HANOI - Rights groups welcomed the early release of a cyber-dissident by the Vietnamese government but said others detained in similar cases should also be freed. Paris-based watchdog Reporters without Borders (RSF) said in a statement it "welcomed the release of cyber-dissident Le Chi Quang," calling on the authorities "to show similar clemency toward the six other cyber-dissidents currently detained in Vietnam."

Quang, a 34-year-old computer instructor jailed for four years in November 2002 for posting essays critical of the communist regime on the Internet, was released Saturday. Amnesty International also expressed "relief" after Hanoi's unusual decision, more than two years before the prisoner's scheduled release date. "This young man, who suffers from chronic ill-health, should never have been arrested and imprisoned in the first place," Amnesty added.

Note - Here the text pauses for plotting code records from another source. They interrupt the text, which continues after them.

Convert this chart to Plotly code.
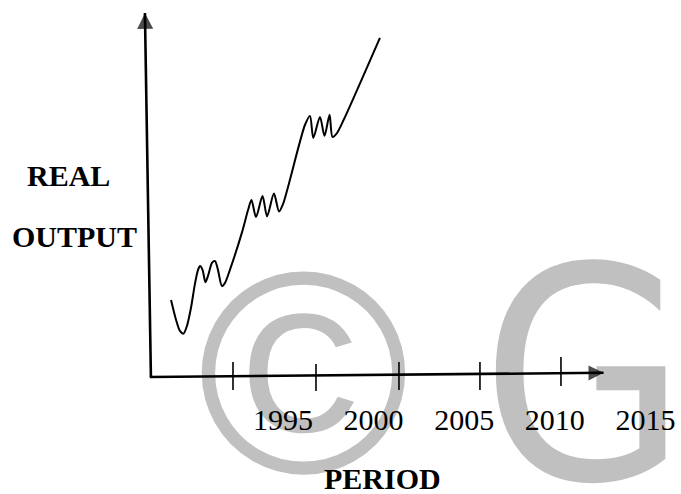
import plotly.graph_objects as go

# ---------------- data ----------------
curve_year = [1988.82, 1989.10, 1989.32, 1989.51, 1989.70, 1989.92, 1990.14, 1990.31,
              1990.42, 1990.56, 1990.72, 1990.89, 1991.08, 1991.25, 1991.41, 1991.63,
              1991.80, 1992.07, 1992.74, 1993.07, 1993.26, 1993.51, 1993.87, 1994.12,
              1994.50, 1994.78, 1995.00, 1996.21, 1996.49, 1996.67, 1997.04, 1997.29,
              1997.57, 1997.73, 1997.98, 1998.37, 2000.35]
curve_output = [22.0, 16.3, 13.1, 12.4, 14.6, 19.7, 26.6, 30.6,
                31.7, 30.6, 27.1, 29.4, 32.6, 33.1, 30.6, 26.0,
                26.9, 30.6, 41.4, 47.7, 50.6, 45.7, 51.7, 45.9,
                52.4, 47.3, 49.4, 72.0, 74.6, 68.3, 74.3, 68.9,
                74.9, 68.6, 69.7, 73.7, 96.9]

tick_years = [1995, 2000, 2005, 2010, 2015]
tick_labels = ["1995", "2000", "2005", "2010", "2015"]

# hand-drawn tick marks on the time axis
mark_years = [1992.24, 1996.82, 2001.40, 2005.87, 2010.34]
mark_high = [4.3, 3.7, 4.3, 4.3, 5.7]
mark_low = [-3.7, -4.0, -3.7, -3.7, -2.6]

# hand-drawn axes (start -> arrow tip)
yaxis_year = [1987.71, 1987.38]
yaxis_val = [0.0, 104.0]
xaxis_year = [1987.65, 2012.69]
xaxis_val = [0.0, 1.2]

# ---------------- layout geometry ----------------
W, H = 681, 494
MB = 95                      # bottom margin (tick labels live there)
PH = H - MB                  # plot-area height in px
X0, XPX = 2005.0, 464.2      # year 2005 sits at this pixel
XS = 18.12                   # px per year
Y0PX, YS = 377.0, 3.5        # output 0 at this pixel row, px per unit


def px2x(px):
    return X0 + (px - XPX) / XS


def py2y(py):
    return (Y0PX - py) / YS


def pxpaper(px):
    return px / W


def pypaper(py):
    return (PH - py) / PH


serif = "Liberation Serif, Times New Roman, serif"
sans = "Liberation Sans, Arial, sans-serif"
cond = "DejaVu Sans Condensed, Liberation Sans Narrow, Liberation Sans, sans-serif"
wm = "#c0c0c0"

fig = go.Figure()

# watermark (behind everything); text hangs below its anchor point
fig.add_trace(go.Scatter(
    x=[px2x(303.5), px2x(584)], y=[py2y(256.5), py2y(257)],
    mode="text", text=["©", "G"],
    textposition="bottom center",
    textfont=dict(family=[sans, cond], size=[288, 296], color=wm),
    cliponaxis=False, hoverinfo="skip", showlegend=False))

# tick marks
tx, ty = [], []
for yr, lo, hi in zip(mark_years, mark_low, mark_high):
    tx += [yr, yr, None]
    ty += [hi, lo, None]
fig.add_trace(go.Scatter(x=tx, y=ty, mode="lines",
                         line=dict(color="black", width=1.6),
                         hoverinfo="skip", showlegend=False))

# axes with arrowheads
fig.add_trace(go.Scatter(x=yaxis_year, y=yaxis_val, mode="lines+markers",
                         line=dict(color="black", width=2.6),
                         marker=dict(symbol="arrow-up", size=[0, 16], angle=-0.9,
                                     color="black", line=dict(width=0)),
                         hoverinfo="skip", showlegend=False))
fig.add_trace(go.Scatter(x=xaxis_year, y=xaxis_val, mode="lines+markers",
                         line=dict(color="black", width=2.6),
                         marker=dict(symbol="arrow-right", size=[0, 15], angle=-0.5,
                                     color="black", line=dict(width=0)),
                         hoverinfo="skip", showlegend=False))

# real output curve
fig.add_trace(go.Scatter(x=curve_year, y=curve_output, mode="lines",
                         line=dict(color="black", width=2, shape="spline", smoothing=0.8),
                         hoverinfo="skip", showlegend=False))


def label(text, px, py):
    return dict(text=text, x=pxpaper(px), y=pypaper(py), xref="paper", yref="paper",
                xanchor="center", yanchor="middle", showarrow=False,
                font=dict(family=serif, size=30, color="black"))


fig.update_layout(
    width=W, height=H,
    margin=dict(l=0, r=0, t=0, b=MB),
    paper_bgcolor="white", plot_bgcolor="white",
    xaxis=dict(range=[px2x(0), px2x(W)], tickvals=tick_years, ticktext=tick_labels,
               ticks="", showline=False, showgrid=False, zeroline=False, automargin=False,
               tickfont=dict(family=serif, size=30, color="black")),
    yaxis=dict(range=[py2y(PH), py2y(0)], visible=False),
    annotations=[
        label("<b>REAL</b>", 68, 175),
        label("<b>OUTPUT</b>", 74, 236),
        label("<b>PERIOD</b>", 382, 478),
    ],
)

fig.write_html("out.html", config={"displayModeBar": False},
               post_script="document.body.style.margin='0px';")
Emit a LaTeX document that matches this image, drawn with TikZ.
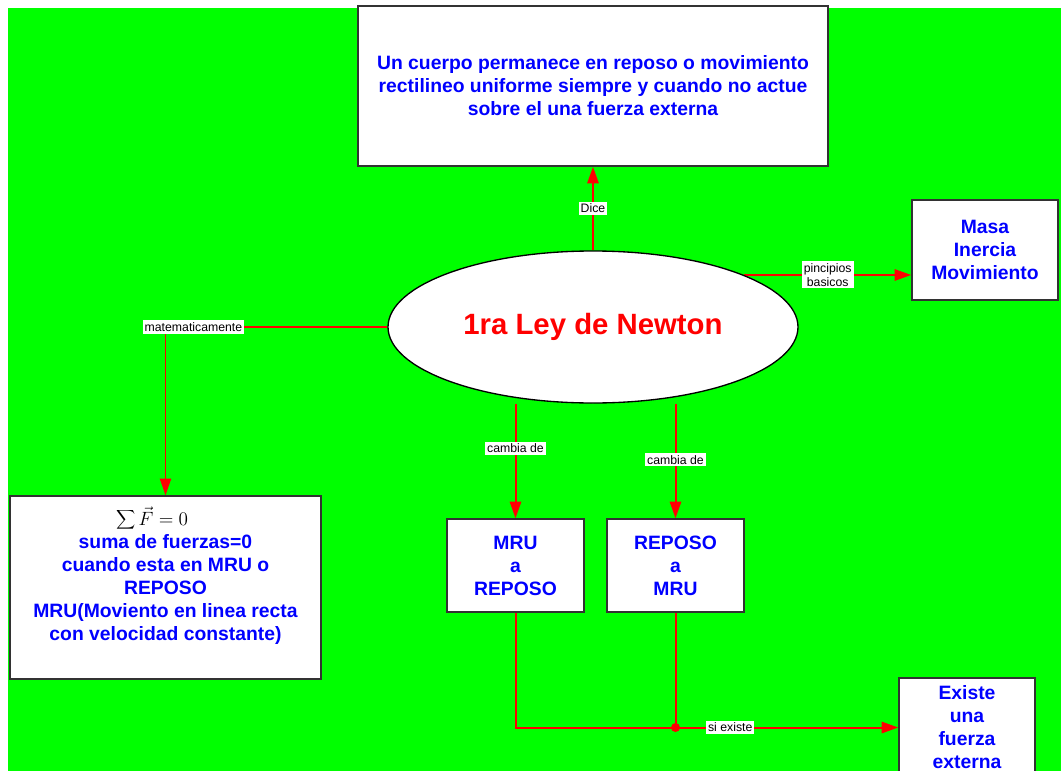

The foreign ministry in Hanoi cited humanitarian reasons for the release and said Quang "expressed remorse and admitted his crimes and those of people who lured him into his activities against the Vietnamese state." In 2002, Quang had also been sentenced to three years of house arrest. "It is obvious that he will have to serve this term," a justice source in Nam Ha told AFP on Tuesday. Quang was arrested in February 2002 in a cyber cafe and was accused of breaking the law after posting articles criticising land and sea border agreements forged between Vietnam and China in 1999 and 2000. In a letter to Jiang Zemin ahead of a visit to Vietnam by the then Chinese president, Quang accused the Vietnamese authorities of making territorial concessions to China.

His arrest was part of an ongoing crackdown against intellectuals and dissidents who use the web to circulate news or opinion banned from the tightly-controlled state press. Two years later, Vietnam's Communist Party still fears more than ever the net's destabilizing impact. Last month, the government ordered a crackdown on "bad and poisonous information" being circulated over the Internet just months after tough new rules regulating the use of the web came into force.

"Quang's release is an encouraging first step, but we still expect Vietnam to stop censoring the Internet and stop imprisoning Internet users just for expressing their views online," RSF said. "It should not be forgotten that Vietnam has one of the most monitored and filtered Internets in the world." The comment was echoed by Amnesty: "How many cyber-dissidents will have to be arrested and locked up and how many families destroyed?" the London-based group said. At least six dissidents are currently in jail in Vietnam after using the Internet to voice dissenting opinions. Only around 3.2 percent of Vietnam's 80 million people surf the web, mainly through cyber-cafes.

Agence France Presse - June 15, 2004.